> **Set task**
From the records below, copy every line that contains the word "this".

** Begin **

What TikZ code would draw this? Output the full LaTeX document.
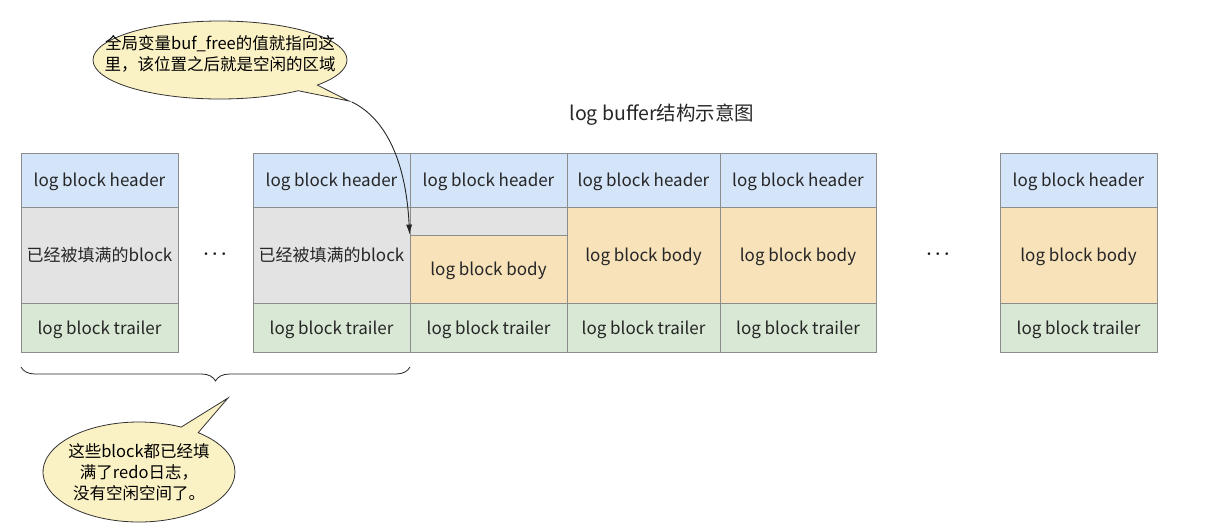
\documentclass[tikz,border=0pt]{standalone}
\usepackage{fontspec}
\setmainfont{Noto Sans CJK SC}
\usetikzlibrary{shapes.callouts,shapes.geometric,decorations.pathreplacing,arrows.meta}
\definecolor{hdrc}{HTML}{D4E4F9}
\definecolor{grayc}{HTML}{E3E3E3}
\definecolor{bodyc}{HTML}{F7E2BA}
\definecolor{trlc}{HTML}{D8E8D4}
\definecolor{callc}{HTML}{FAF1C4}
\definecolor{linec}{HTML}{8C8C8C}
\definecolor{txtc}{HTML}{262626}
\newcommand\fsz{\fontsize{17}{20}\selectfont}
\newcommand\csz{\fontsize{16.5}{21}\selectfont}
\newcommand\tsz{\fontsize{19.5}{22}\selectfont}
\tikzset{
  cell/.style={draw=linec, line width=0.8pt, inner sep=0pt, font=\fsz, text=txtc, text height=14pt, text depth=1pt},
  hdr/.style={cell, fill=hdrc, minimum height=54pt},
  full/.style={cell, fill=grayc, minimum height=96pt},
  bodyfull/.style={cell, fill=bodyc, minimum height=96pt},
  trl/.style={cell, fill=trlc, minimum height=49pt},
  callout/.style={ellipse callout, draw=black!80, line width=0.8pt, fill=callc, inner sep=0pt, callout pointer arc=12},
  callouttext/.style={font=\csz, text=black, align=center, inner sep=0pt},
  pointarrow/.style={draw=black!85, line width=0.9pt, -{Latex[length=10pt,width=6pt]}},
  dotsnode/.style={font=\fontsize{18}{18}\selectfont\boldmath, text=black!90},
}
\begin{document}
\begin{tikzpicture}[x=1pt,y=-1pt]
\useasboundingbox (0,0) rectangle (1232,528);
% block 1
\node[hdr, minimum width=157pt] (h1) at (99.5,180) {log block header};
\node[full, minimum width=157pt] (m1) at (99.5,255) {已经被填满的block};
\node[trl, minimum width=157pt] (t1) at (99.5,327.5) {log block trailer};
% block 2
\node[hdr, minimum width=157pt] (h2) at (331.5,180) {log block header};
\node[full, minimum width=157pt] (m2) at (331.5,255) {已经被填满的block};
\node[trl, minimum width=157pt] (t2) at (331.5,327.5) {log block trailer};
% block 3
\node[hdr, minimum width=157pt] (h3) at (488.5,180) {log block header};
\node[cell, fill=grayc, minimum width=157pt, minimum height=28pt] (g3) at (488.5,221) {};
\node[cell, fill=bodyc, minimum width=157pt, minimum height=68pt] (b3) at (488.5,269) {log block body};
\node[trl, minimum width=157pt] (t3) at (488.5,327.5) {log block trailer};
% block 4
\node[hdr, minimum width=153pt] (h4) at (643.5,180) {log block header};
\node[bodyfull, minimum width=153pt] (b4) at (643.5,255) {log block body};
\node[trl, minimum width=153pt] (t4) at (643.5,327.5) {log block trailer};
% block 5
\node[hdr, minimum width=156pt] (h5) at (798,180) {log block header};
\node[bodyfull, minimum width=156pt] (b5) at (798,255) {log block body};
\node[trl, minimum width=156pt] (t5) at (798,327.5) {log block trailer};
% block 6
\node[hdr, minimum width=157pt] (h6) at (1078.5,180) {log block header};
\node[bodyfull, minimum width=157pt] (b6) at (1078.5,255) {log block body};
\node[trl, minimum width=157pt] (t6) at (1078.5,327.5) {log block trailer};
% dots
\node[dotsnode] (d1) at (215,254) {$\cdots$};
\node[dotsnode] (d2) at (938,254) {$\cdots$};
% title
\node[font=\tsz, text=txtc] (title) at (662,115) {log buffer结构示意图};
% callout 1
\node[callout, minimum width=254pt, minimum height=78pt, callout absolute pointer={(349,101)}] (c1) at (220,60) {};
\node[callouttext] (c1t) at (c1.center) [yshift=6pt]
  {全局变量buf\_free的值就指向这\\里，该位置之后就是空闲的区域};
\draw[pointarrow] (c1.pointer) .. controls (385,118) and (406,160) .. (b3.north west);
% brace
\coordinate (brR) at (410,367);
\coordinate (brL) at (21,367);
\draw[line width=0.8pt, black!85, decorate, decoration={brace, amplitude=14pt}] (brR) -- (brL);
% callout 2
\node[callout, minimum width=192pt, minimum height=100pt, callout absolute pointer={(228,398)}] (c2) at (139,472) {};
\node[callouttext] (c2t) at (c2.center) [yshift=0pt]
  {这些block都已经填\\满了redo日志，\\没有空闲空间了。};
\end{tikzpicture}
\end{document}
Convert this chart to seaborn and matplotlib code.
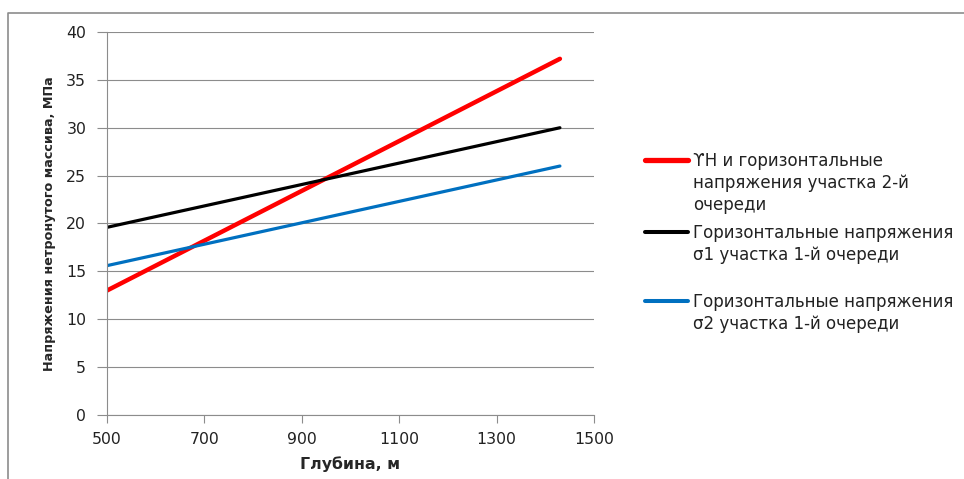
import numpy as np
import pandas as pd
import seaborn as sns
import matplotlib.pyplot as plt
from matplotlib.lines import Line2D

# Data
depth = [500, 1430]
gamma_h = [13.0, 37.2]     # red: γH and horizontal stress, stage 2
sigma1 = [19.6, 30.0]      # black: σ1, stage 1
sigma2 = [15.6, 26.0]      # blue: σ2, stage 1

labels = [
    "ϒH и горизонтальные\nнапряжения участка 2-й\nочереди",
    "Горизонтальные напряжения\nσ1 участка 1-й очереди",
    "Горизонтальные напряжения\nσ2 участка 1-й очереди",
]
colors = ["#FF0000", "#000000", "#0070C0"]
widths = [3.2, 2.3, 2.3]

x_ticks = [500, 700, 900, 1100, 1300, 1500]
y_ticks = [0, 5, 10, 15, 20, 25, 30, 35, 40]

df = pd.DataFrame({
    "depth": depth * 3,
    "stress": gamma_h + sigma1 + sigma2,
    "series": [labels[0]] * 2 + [labels[1]] * 2 + [labels[2]] * 2,
})

sns.set_style("white")
plt.rcParams['font.family'] = ['DejaVu Sans']

W, H = 964, 479
fig = plt.figure(figsize=(W / 100, H / 100), dpi=100)
ax = fig.add_axes([107 / W, 1 - 415 / H, (594 - 107) / W, (415 - 32) / H])

sns.lineplot(data=df, x="depth", y="stress", hue="series", palette=colors,
             hue_order=labels, ax=ax, legend=False)
for line, lw in zip(ax.get_lines(), widths):
    line.set_linewidth(lw)
    line.set_solid_capstyle("round")

grid_col = "#8C8C8C"
ax.set_xlim(500, 1500)
ax.set_ylim(0, 40)
ax.set_xticks(x_ticks)
ax.set_yticks(y_ticks)
ax.yaxis.grid(True, color=grid_col, linewidth=0.8)
ax.xaxis.grid(False)
ax.set_axisbelow(True)
for side in ["top", "right"]:
    ax.spines[side].set_visible(False)
for side in ["left", "bottom"]:
    ax.spines[side].set_color(grid_col)
    ax.spines[side].set_linewidth(0.8)
ax.tick_params(axis="both", which="major", bottom=True, left=True,
               direction="out", width=0.8, color=grid_col, labelsize=11.3,
               labelcolor="#222222")
ax.tick_params(axis="x", length=6, pad=6)
ax.tick_params(axis="y", length=7, pad=8)

ax.set_xlabel("Глубина, м", fontsize=11.3, fontweight="bold", labelpad=7)
ax.set_ylabel("Напряжения нетронутого массива, МПа", fontsize=9.2,
              fontweight="bold", labelpad=7)

# Legend drawn by hand so that the key line sits on the first text row
legend_y = [160, 232, 301]
for lab, col, lw, ly in zip(labels, colors, widths, legend_y):
    fy = 1 - ly / H
    fig.add_artist(Line2D([645 / W, 688 / W], [fy, fy], transform=fig.transFigure,
                          color=col, linewidth=lw + 0.6, solid_capstyle="round"))
    fig.text(693 / W, fy + 8 / H, lab, fontsize=12, va="top", ha="left",
             color="#222222", linespacing=1.3)

# Chart area border (left and top edges only visible)
fig.add_artist(Line2D([8 / W, 8 / W, 1], [0, 1 - 13 / H, 1 - 13 / H],
                      transform=fig.transFigure, color="#8C8C8C", linewidth=1.2))

fig.savefig("out.png", dpi=100)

** End **

> **The solution**
What TikZ code would draw this? Output the full LaTeX document.
Convert this chart to seaborn and matplotlib code.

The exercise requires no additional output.